Blog administrator’s note: The members of RISE UP! are frequently asked what prison is really like or if it’s really as bad as it is portrayed to be. Here, James answers that question for those who are curious.
Is prison really that bad? I think it all depends on how you think about life and what your expectations of yourself are. For me, my answer to this question comes as a 36 year old who received a life sentence at the age of 17. Prison sucks man, that’s the truth of it. What’s so bad about it? For me:
- The worst part about being in prison is the total separation from my loved ones. When my mom is in need, I can’t be there to help her, which really hurts because over the course of my 19 years of incarceration I’ve wanted so badly to make her proud again. The biggest fear prisoners usually have while incarcerated is the death of a loved one, and unfortunately it happens all the time in here and is something that was close a time or two for me with my own mother. It’s a very hopeless feeling to sit in prison when I know my family needs me.
- Prison is a lonely, cold, and unforgiving place and anyone who tells you differently isn’t being real with themselves. When you’re alone with your thoughts, when you can’t run from the fact that you’re here because you’ve harmed others, you really stop and think about the things you were doing and the choices you were making. They become regrets that you constantly struggle with. When self-honesty is at the forefront you’ll immediately admit to yourself that all your poor choices weren’t worth it. They just weren’t. I think it’s safe to say that when we’re out there on the streets and doing dumb shit we’re in some way trying to mask our pain, or we’re trying to get our needs met in ways that maybe aren’t the best, right? Peer-pressure, wanting to fit in with the crowd, wanting to escape from our inner pains, I mean, when we’re doing dumb stuff there’s a reason behind it if we stop and think about it. So. Stop. And. Think. About. It. Sitting in these nasty ass prison cells isn’t the place to finally have your light bulb moment. T.V. shows like to portray prison as tough, and masculine, and whatever else, but the truth is it’s heartbreaking. I dream of so many things that you guys on the outside take for granted, and I may never have a chance to regain my freedom in a way that would allow me to make some of my dreams come true. We spend a lot of time thinking that second chances will always be available. I’m here to tell you that sometimes those second chances never come so it’s important to make choices wisely in each and every moment.
- Another thing that’s really bad about prison is how fickle friendships are in here. You’d be amazed at how quickly your “boys” will turn on you. It happens all the time over really petty stuff. Everyone in prison is in pain, usually over self-reflection and regret for the poor choices made. So what happens when you have 2,100 men who are in pain, in the midst of depression, dealing with anger issues, and who have a host of other things going on in their minds and at home? You get a lot of confrontations, a lot of fights, a lot of misunderstandings, a lot of mental abuse, a lot of broken friendships, and a lot of stressful anxiety over not being able to get away from this environment. There’s no time outs, no options to get away from those 2,100 other men when you finally realize you’re tired of this life, nothing other than day after day of the same ole stuff.
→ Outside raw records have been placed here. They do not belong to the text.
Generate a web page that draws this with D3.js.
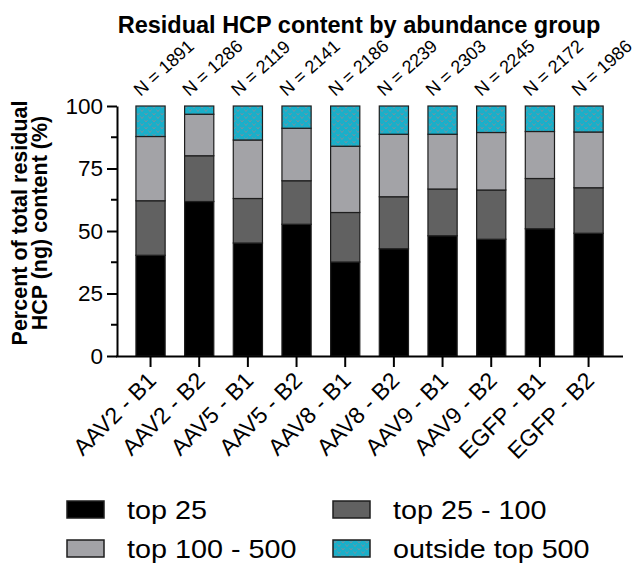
<!DOCTYPE html>
<html>
<head>
<meta charset="utf-8">
<script src="https://cdn.jsdelivr.net/npm/d3@7"></script>
<style>
  html, body { margin: 0; padding: 0; background: #fff; }
  svg { display: block; font-family: "Liberation Sans", Arial, sans-serif; }
</style>
</head>
<body>
<svg id="chart" width="643" height="565"></svg>
<script>
const categories = ["AAV2 - B1","AAV2 - B2","AAV5 - B1","AAV5 - B2","AAV8 - B1","AAV8 - B2","AAV9 - B1","AAV9 - B2","EGFP - B1","EGFP - B2"];
const nCounts = [1891, 1286, 2119, 2141, 2186, 2239, 2303, 2245, 2172, 1986];
const seriesNames = ["top 25", "top 25 - 100", "top 100 - 500", "outside top 500"];
const top25 = [40.3, 61.8, 45.2, 52.7, 37.6, 42.9, 48.1, 46.7, 50.9, 49.1];
const top25to100 = [21.8, 18.3, 17.8, 17.4, 19.8, 20.8, 18.7, 19.7, 20.1, 18.2];
const top100to500 = [25.7, 16.6, 23.4, 21.0, 26.5, 25.0, 21.9, 23.0, 18.8, 22.3];
const outside500 = [12.2, 3.3, 13.6, 8.9, 16.1, 11.3, 11.3, 10.6, 10.2, 10.4];
const yTicks = [0, 25, 50, 75, 100];
const yMinorTicks = [12.5, 37.5, 62.5, 87.5];

const svg = d3.select("#chart");
const defs = svg.append("defs");

// Pattern for "outside top 500"
const pat = defs.append("pattern")
  .attr("id", "vpat").attr("patternUnits", "userSpaceOnUse")
  .attr("width", 8).attr("height", 7);
pat.append("rect").attr("width", 8).attr("height", 7).attr("fill", "#1aafc9");
pat.append("path").attr("d", "M0.5,1 L2,3 L3.5,1 M4.5,4.5 L6,6.5 L7.5,4.5")
  .attr("stroke", "#8c8a96").attr("stroke-width", 0.8).attr("fill", "none");

const fills = ["#000000", "#616161", "#a3a3a7", "url(#vpat)"];

const rows = categories.map((c, i) => ({
  cat: c,
  "top 25": top25[i],
  "top 25 - 100": top25to100[i],
  "top 100 - 500": top100to500[i],
  "outside top 500": outside500[i]
}));
const stacked = d3.stack().keys(seriesNames)(rows);

const x = d3.scaleBand().domain(categories).range([126.2, 612.9])
  .paddingInner(0.4).paddingOuter(0.2);
const y = d3.scaleLinear().domain([0, 100]).range([356, 106]);

// Bars
svg.append("g").selectAll("g").data(stacked).join("g")
  .attr("fill", (d, i) => fills[i])
  .selectAll("rect").data(d => d).join("rect")
  .attr("x", d => x(d.data.cat))
  .attr("width", x.bandwidth())
  .attr("y", d => y(d[1]))
  .attr("height", d => y(d[0]) - y(d[1]))
  .attr("stroke", "#1e1e1e").attr("stroke-width", 1.2);

// Y axis
const yAxis = svg.append("g").attr("transform", "translate(117,0)")
  .call(d3.axisLeft(y).tickValues(yTicks).tickSize(10).tickPadding(4).tickSizeOuter(0));
yAxis.select(".domain").attr("stroke", "#000").attr("stroke-width", 2);
yAxis.selectAll(".tick line").attr("stroke", "#000").attr("stroke-width", 2);
yAxis.selectAll(".tick text").attr("font-size", 22.5).attr("fill", "#000")
  .attr("font-family", "Liberation Sans, Arial, sans-serif");
yAxis.selectAll(".minor").data(yMinorTicks).join("line")
  .attr("class", "minor")
  .attr("x1", -6).attr("x2", 0)
  .attr("y1", d => y(d)).attr("y2", d => y(d))
  .attr("stroke", "#000").attr("stroke-width", 2);

// X axis
const xAxis = svg.append("g").attr("transform", "translate(0,356)")
  .call(d3.axisBottom(x).tickSize(11).tickSizeOuter(0).tickPadding(6));
xAxis.select(".domain").attr("d", "M116,0.5H623").attr("stroke", "#000").attr("stroke-width", 2);
xAxis.selectAll(".tick line").attr("stroke", "#000").attr("stroke-width", 2);
xAxis.selectAll(".tick text")
  .attr("font-size", 23).attr("fill", "#000")
  .attr("font-family", "Liberation Sans, Arial, sans-serif")
  .attr("text-anchor", "end")
  .attr("dy", null)
  .attr("transform", "translate(7,26) rotate(-45)")
  .attr("y", 0).attr("x", 0);

// N labels
svg.append("g").selectAll("text").data(categories).join("text")
  .attr("transform", d => `translate(${x(d) + x.bandwidth() / 2 - 10},97) rotate(-42)`)
  .attr("font-size", 18).attr("fill", "#000")
  .text((d, i) => `N = ${nCounts[i]}`);

// Title
svg.append("text").attr("x", 359).attr("y", 33)
  .attr("text-anchor", "middle").attr("font-weight", "bold").attr("font-size", 23.5)
  .attr("fill", "#000")
  .text("Residual HCP content by abundance group");

// Y title
const yt = svg.append("g").attr("transform", "translate(0,223) rotate(-90)");
yt.append("text").attr("x", 0).attr("y", 27).attr("text-anchor", "middle")
  .attr("font-weight", "bold").attr("font-size", 21.5).text("Percent of total residual");
yt.append("text").attr("x", 0).attr("y", 47).attr("text-anchor", "middle")
  .attr("font-weight", "bold").attr("font-size", 21.5).text("HCP (ng) content (%)");

// Legend
const legendPos = [[67, 501], [333, 501], [67, 540], [333, 540]];
const leg = svg.append("g").selectAll("g").data(seriesNames).join("g")
  .attr("transform", (d, i) => `translate(${legendPos[i][0]},${legendPos[i][1]})`);
leg.append("rect").attr("width", 37).attr("height", 17)
  .attr("fill", (d, i) => fills[i]).attr("stroke", "#1e1e1e").attr("stroke-width", 1.5);
leg.append("text")
  .attr("transform", "translate(60,18) scale(1.15,1)")
  .attr("font-size", 25).attr("fill", "#000")
  .text(d => d);
</script>
</body>
</html>
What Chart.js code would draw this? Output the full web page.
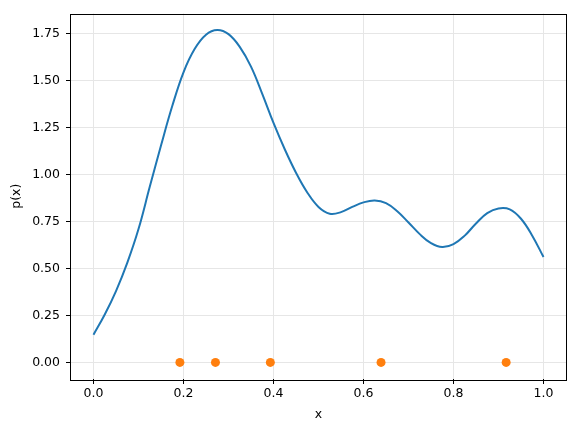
<!DOCTYPE html>
<html>
<head>
<meta charset="utf-8">
<script src="https://cdn.jsdelivr.net/npm/chart.js@4"></script>
<style>
  body { margin: 0; background: #fff; }
  #wrap { width: 576px; height: 424px; }
</style>
</head>
<body>
<div id="wrap"><canvas id="densityChart" width="576" height="424"></canvas></div>
<script>
// ===== data =====
const curveX = [0.00, 0.025, 0.05, 0.075, 0.10, 0.125, 0.15, 0.175, 0.20, 0.225, 0.25, 0.275, 0.30, 0.325,
                0.35, 0.375, 0.40, 0.425, 0.45, 0.475, 0.50, 0.525, 0.55, 0.575, 0.60, 0.625, 0.65, 0.675,
                0.70, 0.725, 0.75, 0.775, 0.80, 0.825, 0.85, 0.875, 0.90, 0.925, 0.95, 0.975, 1.00];
const curveY = [0.147, 0.255, 0.38, 0.53, 0.71, 0.935, 1.155, 1.365, 1.545, 1.67, 1.745, 1.77, 1.748, 1.68,
                1.575, 1.43, 1.275, 1.135, 1.01, 0.905, 0.828, 0.792, 0.80, 0.828, 0.852, 0.862, 0.848, 0.805,
                0.745, 0.683, 0.635, 0.614, 0.63, 0.675, 0.74, 0.795, 0.82, 0.815, 0.765, 0.675, 0.561];
const sampleX = [0.192, 0.271, 0.393, 0.639, 0.917];
const sampleY = [0, 0, 0, 0, 0];
const xTicks = [0, 0.2, 0.4, 0.6, 0.8, 1.0];
const yTicks = [0, 0.25, 0.5, 0.75, 1.0, 1.25, 1.5, 1.75];

const FONT = { family: '"DejaVu Sans", sans-serif', size: 12.5 };

// box around the plot area (matplotlib spines)
const frame = {
    id: 'frame',
    afterDraw(chart) {
        const a = chart.chartArea;
        const c = chart.ctx;
        c.save();
        c.strokeStyle = '#000';
        c.lineWidth = 1;
        c.strokeRect(Math.round(a.left) - 0.5, Math.round(a.top) + 0.5,
                     Math.round(a.right - a.left) + 1, Math.round(a.bottom - a.top));
        c.restore();
    }
};

const ctx = document.getElementById('densityChart').getContext('2d');
window.densityChart = new Chart(ctx, {
    type: 'scatter',
    data: {
        datasets: [
            {
                data: curveX.map((x, i) => ({ x: x, y: curveY[i] })),
                showLine: true,
                borderColor: '#1f77b4',
                borderWidth: 2,
                pointRadius: 0,
                tension: 0.4,
                order: 2
            },
            {
                data: sampleX.map((x, i) => ({ x: x, y: sampleY[i] })),
                showLine: false,
                backgroundColor: '#ff7f0e',
                borderColor: '#ff7f0e',
                pointRadius: 4.5,
                borderWidth: 0,
                order: 1
            }
        ]
    },
    options: {
        responsive: false,
        animation: false,
        devicePixelRatio: 1,
        layout: { padding: { top: 9, right: 10, left: 0, bottom: 0 } },
        plugins: { legend: { display: false }, tooltip: { enabled: false } },
        scales: {
            x: {
                type: 'linear',
                min: -0.05, max: 1.05,
                afterBuildTicks: s => { s.ticks = xTicks.map(v => ({ value: v })); },
                afterFit: s => { s.height = 45; },
                border: { display: false },
                grid: { color: '#e6e6e6', lineWidth: 1, tickColor: '#000', tickLength: 5, tickWidth: 1 },
                ticks: { color: '#000', font: FONT, padding: 2, maxRotation: 0,
                         callback: v => Number(v).toFixed(1) },
                title: { display: true, text: 'x', color: '#000', font: FONT, padding: { top: 0, bottom: 2 } }
            },
            y: {
                type: 'linear',
                min: -0.0885, max: 1.858,
                afterBuildTicks: s => { s.ticks = yTicks.map(v => ({ value: v })); },
                afterFit: s => { s.width = 71; },
                border: { display: false },
                grid: { color: '#e6e6e6', lineWidth: 1, tickColor: '#000', tickLength: 5, tickWidth: 1 },
                ticks: { color: '#000', font: FONT, padding: 6,
                         callback: v => Number(v).toFixed(2) },
                title: { display: true, text: 'p(x)', color: '#000', font: FONT, padding: { top: 9, bottom: 0 } }
            }
        }
    },
    plugins: [frame]
});
</script>
</body>
</html>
I think it’s important to say that right now, whatever you have going on, there’s still time to get your stuff together. Be authentic to who you are when you’re alone with your thoughts and contemplating your dreams, break away from false friends, start making repairs to your relationship with your family, and set some goals that you can meet realistically.
What I wish I would have realized was how critically important an education is. I thought of school as a drag, and I made excuse after excuse after excuse as to why I was skipping, failing classes, and being a clown. Everyone back then told me I was smart. Everyone told me I had potential. Everyone told me back then that 10 years down the road I would end up regretting not taking my education seriously and you know what I did…I laughed at them because I thought I knew everything. I thought I was invincible. I thought I was young and everything would be easy, and that life would just magically be level ten awesome without any real preparation or effort on my part. But they were right. I was so wrong and I regret my approach to school immensely now that I’m humble enough to see where it might have taken me had I only applied myself.
what I hope for you to hear in my message is that your life matters, and it’s up to you to reach out and make the efforts required to ensure it will be a wonderful one. Will you? You can start today.